Making ‘we’ more important than ‘I’

Do you find yourself arguing frequently with your partner? This may happen for several reasons. If one person is criticizing the other, undoubtedly an argument will ensue. The solution here, obviously, is to stop criticizing. No one likes to be criticized.

Telling someone that what they are doing or thinking is wrong will only trigger defensiveness. Instead of telling the other what he/she is doing wrong, simply ask for the behavior you would like. Offering to modify one of your behaviors in return creates a win-win situation.

Sometimes the arguments are a result of differing opinions. You have probably noticed that when two people are reiterating their respective positions, they may become louder or more forceful, but that rarely shifts the perspective of the other. The result is either a blow-up, with an aftermath that lasts for days, or one party gives in to keep the peace, but may feel unheard or resentful.

This can become a pattern in the relationship, either with a partner, parent, teen, or someone at work. Such a pattern slowly degrades the relationship and provides no opportunity for resolution, or finding a healthier way of communicating.

There is a better way. Marshall Rosenberg is a mediator who worked globally to help countries find agreement over difficult issues. He is also the author of “Nonviolent Communication.” Rather than fighting each other, his model shows the two people (or sides) how to join together and work as a team to solve the problem. One says “black”, the other says “white.” The first step has both working to clearly understand the other’s concerns and preferences. Then each proposes “grey” solutions, until they come upon one that both can live with.

One cannot underestimate the importance of showing the other that you understand what they are saying and how they are feeling. This can be done even if you disagree. It shows respect for the other person and their point of view.

If you are one half of a couple, there will be times when you disagree.
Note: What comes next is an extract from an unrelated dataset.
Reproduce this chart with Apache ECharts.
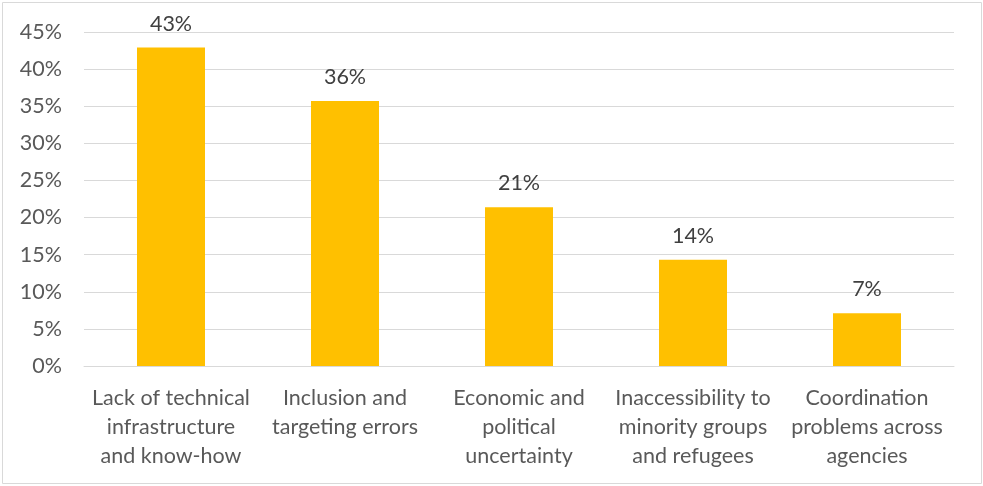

It is vital, for a healthy relationship, that you learn the process, and the art of compromise. Indeed, there may be some issues that are non-negotiable for you, for example, things involving legal or moral issues. These should be few, so for most issues, there should be room to reach some kind of agreement.

Neither party may be completely happy with the result of the compromise, but if the relationship is one in which there is respect for one another, both will see that while there may have been a “loss” in terms of one’s stance on the issue, there is a “gain” in terms of the relationship. In ten years, the issue will be o, but you will be reaping the rewards that come from putting the relationship first.

Sadly, in our world there are not enough examples of conflicts being approached in this way. Evolving beyond polarity has to start somewhere, so in our homes is as good a place as any.